Why do you think there was a revolution?
It was a blind alley anyway. Zero countries that embraced Marxism-Leninism were able to reach prosperity on that ideology. Meanwhile, a lot of desperately poor countries of the 1950s are nowadays reasonably well of, on the basis of a normal, regulated market economy.
A revolution is something in which a significant part of a nation actively participates, not something that almost the entire population sits out passively.
Of course we can debate what is the necessary fraction, but 3000 militants isn't a big deal in a country of several million. Every Iraqi cleric in 2010 was able to put together a bigger militia than that.
Iranians keep protesting; last few years have seen several large protests, involving hundreds of thousands, and continuing for months. The popularity just isn't there.
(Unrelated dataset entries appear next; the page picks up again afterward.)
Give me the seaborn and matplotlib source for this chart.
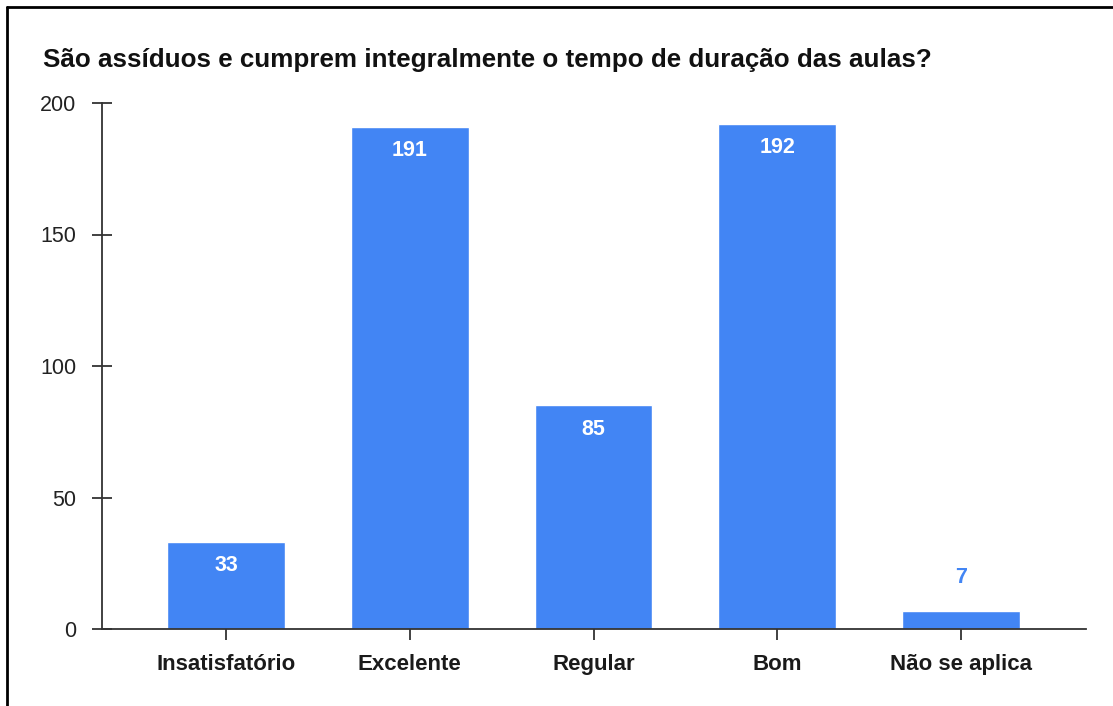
import matplotlib
matplotlib.use("Agg")
import matplotlib.pyplot as plt
import seaborn as sns
import pandas as pd
from matplotlib.lines import Line2D

categories = ["Insatisfatório", "Excelente", "Regular", "Bom", "Não se aplica"]
values = [33, 191, 85, 192, 7]
yticks = [0, 50, 100, 150, 200]
title = "São assíduos e cumprem integralmente o tempo de duração das aulas?"

BLUE = "#4285F4"
AXC = "#333333"

sns.set_theme(style="white")
plt.rcParams['font.family'] = ['Liberation Sans', 'DejaVu Sans']

df = pd.DataFrame({"cat": categories, "val": values})

fig = plt.figure(figsize=(11.13, 7.06), dpi=100)
ax = fig.add_axes([102/1113, 77/706, 984/1113, 526/706])

sns.barplot(data=df, x="cat", y="val", color=BLUE, saturation=1, width=0.64, ax=ax)

ax.set_xlim(-0.675, 4.68)
ax.set_ylim(0, 200)
ax.set_yticks(yticks)
ax.set_yticklabels([str(t) for t in yticks], fontsize=15.5, color="#222222")
ax.set_xlabel("")
ax.set_ylabel("")
for lbl in ax.get_xticklabels():
    lbl.set_fontweight("bold")
    lbl.set_fontsize(16)
    lbl.set_color("#1a1a1a")

for s in ["top", "right"]:
    ax.spines[s].set_visible(False)
for s in ["left", "bottom"]:
    ax.spines[s].set_color(AXC)
    ax.spines[s].set_linewidth(1.3)

ax.tick_params(axis="y", direction="inout", length=15, width=1.3, color=AXC, pad=11, left=True)
ax.tick_params(axis="x", direction="inout", length=16, width=1.3, color=AXC, pad=10, bottom=True)

for i, v in enumerate(values):
    if v > 20:
        ax.annotate(str(v), (i, v), xytext=(0, -17), textcoords="offset points",
                    ha="center", va="center", color="white", fontsize=15.5, fontweight="bold")
    else:
        ax.annotate(str(v), (i, v), xytext=(0, 24), textcoords="offset points",
                    ha="center", va="center", color=BLUE, fontsize=15.5, fontweight="bold")

fig.text(43/1113, 1 - 60/706, title, fontsize=18.7, fontweight="bold", color="#111111",
         ha="left", va="center")

# outer frame (top and left edges visible)
fig.add_artist(Line2D([7/1113, 1.0], [1 - 7/706, 1 - 7/706], transform=fig.transFigure,
                      color="black", linewidth=2))
fig.add_artist(Line2D([7/1113, 7/1113], [0, 1 - 7/706], transform=fig.transFigure,
                      color="black", linewidth=2))

fig.savefig("out.png", dpi=100, facecolor="white")
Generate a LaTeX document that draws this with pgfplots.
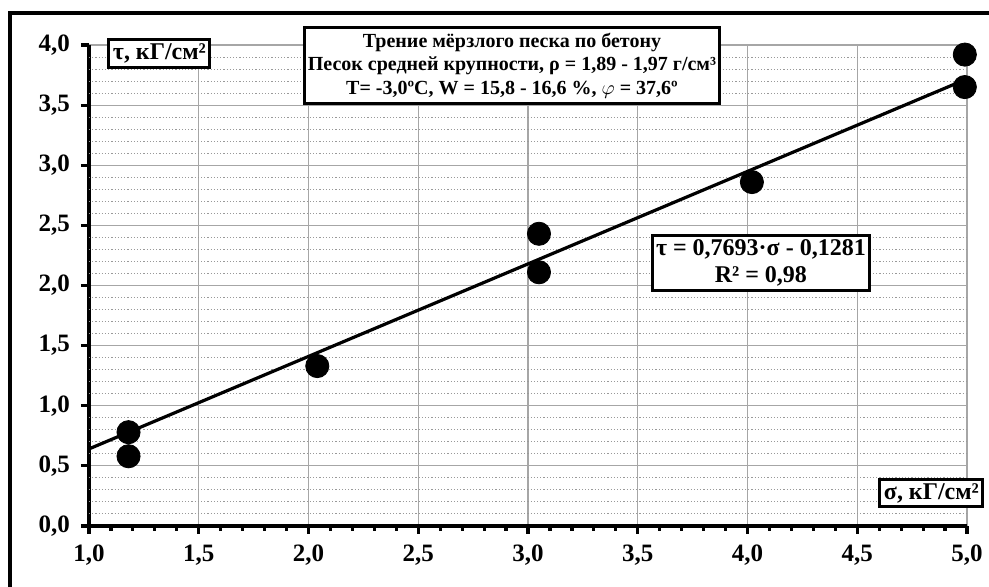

Regarding revolutions, it's quite often that a relatively small group of like-minded people capture the control, and the majority is weakly supporting them, or is even weakly opposed but complies. The French revolution was mostly about some nobility wanting to remove the monarchy that oppressed them, along with the rest; most of the population wasn't overtly anti-monarchy, and not even covertly so, but it did not like the monarchy's pressure either. The Russian revolution was "communist" and "proletarian", but even by their own Marxist accounting, proletarians were less than 10% of Russian population, and communists, much fewer still. Nevertheless, they subdued most of the Russian empire.
The Iranian revolution was also done by a group of highly religious people who were fed up with the shah's secularization reforms. The shah, AFAICT, was a guy a bit like Putin, or Saudi kings: efficient and geared towards prosperity of the country, but quite authoritarian. The fact that e.g. the educated urban population in Iran wasn't happy about authoritarianism does not imply that the same people were (or are) huge fans of theocracy. Actually, the theocracy ended up even more oppressive.